Leave out all pictures and return, exactly as written, the lines from the line containing "Emit a Python" to the line containing "from bokeh.resources import INLINE", both ends kept.
* * * * *
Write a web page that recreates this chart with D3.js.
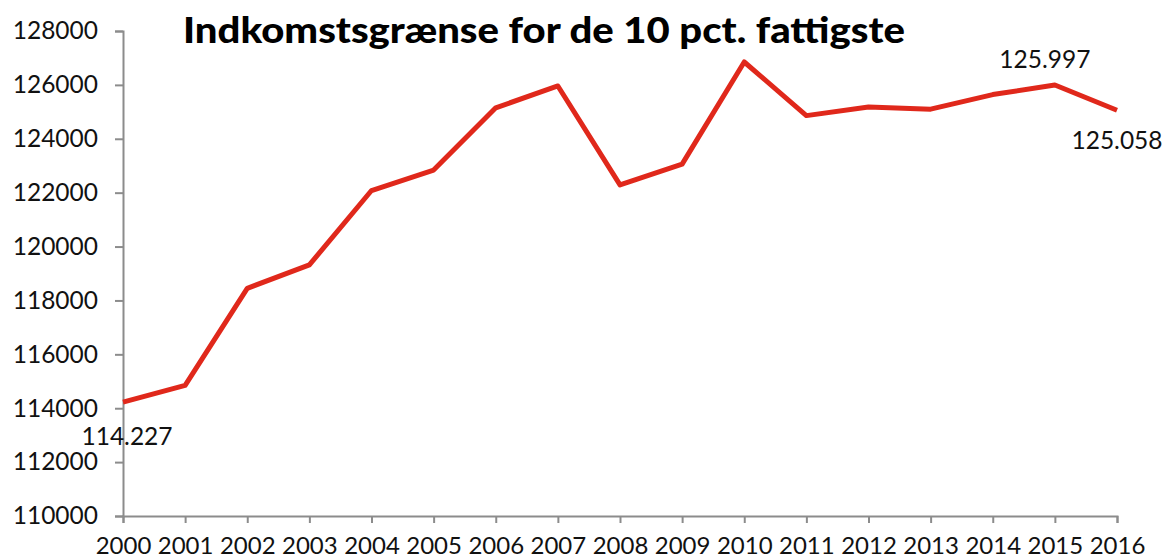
<!DOCTYPE html>
<html><head><meta charset="utf-8">
<script src="https://cdn.jsdelivr.net/npm/d3@7"></script>
<style>body{margin:0;background:#fff}svg{display:block}</style>
</head><body>
<svg id="c" width="1168" height="559"></svg>
<script>
const years = ["2000","2001","2002","2003","2004","2005","2006","2007","2008","2009","2010","2011","2012","2013","2014","2015","2016"];
const values = [114227,114850,118450,119320,122080,122840,125150,125960,122290,123060,126850,124860,125180,125100,125640,125997,125058];
const yTicks = [110000,112000,114000,116000,118000,120000,122000,124000,126000,128000];
const labelYears = ["2000","2015","2016"];
const labelTexts = ["114.227","125.997","125.058"];
const title = "Indkomstsgrænse for de 10 pct. fattigste";

const svg = d3.select("#c");
const font = "Lato, 'Open Sans', sans-serif";
const x = d3.scalePoint().domain(years).range([123, 1117]);
const y = d3.scaleLinear().domain([110000, 128000]).range([516, 31]);
const axisColor = "#8c8c8c";

const gy = svg.append("g").attr("transform","translate(123,0)")
  .call(d3.axisLeft(y).tickValues(yTicks).tickFormat(d3.format("d")).tickSize(8).tickPadding(17));
const gx = svg.append("g").attr("transform","translate(0,516)")
  .call(d3.axisBottom(x).tickSize(7).tickPadding(14));
[gy,gx].forEach(g=>{
  g.select(".domain").attr("stroke",axisColor).attr("stroke-width",2);
  g.selectAll(".tick line").attr("stroke",axisColor).attr("stroke-width",2);
  g.selectAll("text").attr("font-family",font).attr("font-size",24).attr("fill","#111");
});
gy.selectAll("text").attr("font-size",24.5);

svg.append("path").datum(values)
  .attr("fill","none").attr("stroke","#e0281b").attr("stroke-width",5).attr("stroke-linejoin","round")
  .attr("d", d3.line().x((d,i)=>x(years[i])).y(d=>y(d)));

const labOff = {"2000":[4,43],"2015":[-10,-17],"2016":[0,39]};
labelYears.forEach((yr,i)=>{
  const v = values[years.indexOf(yr)];
  svg.append("text").attr("x", x(yr)+labOff[yr][0]).attr("y", y(v)+labOff[yr][1])
    .attr("text-anchor","middle").attr("font-family",font).attr("font-size",24.5).attr("fill","#111")
    .text(labelTexts[i]);
});

svg.append("text").attr("x",183).attr("y",43)
  .attr("font-family",font).attr("font-weight","900").attr("font-size",36).attr("fill","#000")
  .attr("textLength",722).attr("lengthAdjust","spacingAndGlyphs")
  .text(title);
</script>
</body></html>
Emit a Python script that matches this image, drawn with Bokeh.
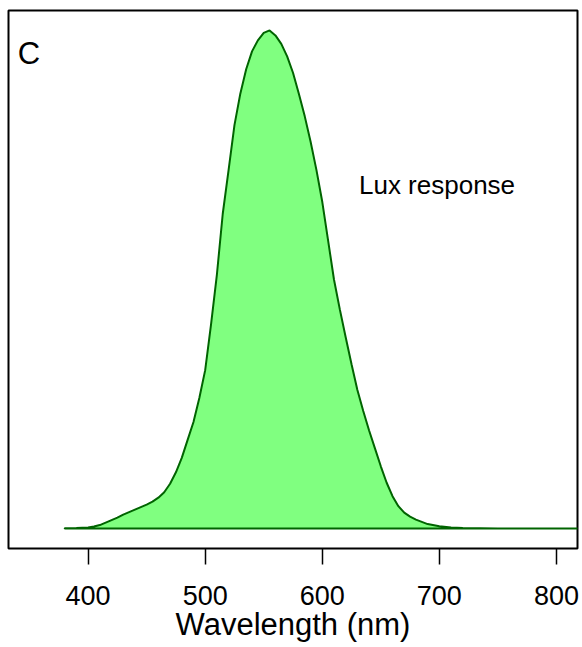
from bokeh.plotting import figure
from bokeh.models import Range1d, LinearAxis, FixedTicker, Label
from bokeh.embed import file_html
from bokeh.resources import INLINE

# Lux response curve (wavelength nm, relative response)
wavelength = [380, 390, 400, 405, 410, 415, 420, 425, 430, 435, 440, 445, 450, 455,
              460, 465, 470, 475, 480, 485, 490, 495, 500, 505, 510, 515, 520, 525,
              530, 535, 540, 545, 550, 555, 560, 565, 570, 575, 580, 585, 590, 595,
              600, 605, 610, 615, 620, 625, 630, 635, 640, 645, 650, 655, 660, 665,
              670, 675, 680, 690, 700, 710, 720, 750, 800, 830]
response = [0.0005, 0.001, 0.002, 0.004, 0.007, 0.012, 0.017, 0.022, 0.028, 0.033,
            0.038, 0.043, 0.048, 0.054, 0.062, 0.073, 0.090, 0.113, 0.142, 0.178,
            0.214, 0.262, 0.318, 0.410, 0.510, 0.632, 0.720, 0.810, 0.873, 0.922,
            0.958, 0.980, 0.995, 1.000, 0.990, 0.973, 0.948, 0.915, 0.873, 0.828,
            0.777, 0.720, 0.656, 0.578, 0.500, 0.440, 0.384, 0.330, 0.278, 0.236,
            0.197, 0.161, 0.125, 0.092, 0.065, 0.045, 0.032, 0.024, 0.018, 0.009,
            0.0045, 0.002, 0.001, 0.0003, 0.0001, 0.0]
x_ticks = [400, 500, 600, 700, 800]

FONT = "Liberation Sans"

p = figure(width=582, height=647, output_backend="svg", toolbar_location=None,
           x_range=Range1d(332.0, 818.0), y_range=Range1d(-0.04, 1.04),
           x_axis_location=None, y_axis_location=None,
           min_border_left=8, min_border_right=5, min_border_top=10, min_border_bottom=99)
p.xgrid.visible = False
p.ygrid.visible = False
p.outline_line_color = "black"
p.outline_line_width = 2
p.background_fill_color = "white"
p.border_fill_color = "white"

# filled curve polygon closed along the baseline
px = wavelength + [wavelength[-1], wavelength[0]]
py = response + [0.0, 0.0]
p.patch(px, py, fill_color="#80FF80", line_color="#006400", line_width=2)

ax = LinearAxis(ticker=FixedTicker(ticks=x_ticks))
ax.axis_line_color = None
ax.major_tick_in = 0
ax.major_tick_out = 16
ax.major_tick_line_width = 1.5
ax.major_tick_line_color = "black"
ax.minor_tick_line_color = None
ax.major_label_text_font = FONT
ax.major_label_text_font_size = "27px"
ax.major_label_text_color = "black"
ax.major_label_standoff = 21
ax.axis_label = "Wavelength (nm)"
ax.axis_label_text_font = FONT
ax.axis_label_text_font_size = "31px"
ax.axis_label_text_font_style = "normal"
ax.axis_label_text_color = "black"
ax.axis_label_standoff = -1
p.add_layout(ax, "below")

p.add_layout(Label(x=340.0, y=0.954, text="C", text_font=FONT, text_font_size="31px",
                   text_align="left", text_baseline="alphabetic", text_color="black"))
p.add_layout(Label(x=698.0, y=0.689, text="Lux response", text_font=FONT,
                   text_font_size="26px", text_align="center",
                   text_baseline="alphabetic", text_color="black"))

open("out.html", "w").write(file_html(p, INLINE))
* * * * *
### [The answer]
Emit a Python script that matches this image, drawn with Bokeh.
from bokeh.plotting import figure
from bokeh.models import Range1d, LinearAxis, FixedTicker, Label
from bokeh.embed import file_html
from bokeh.resources import INLINE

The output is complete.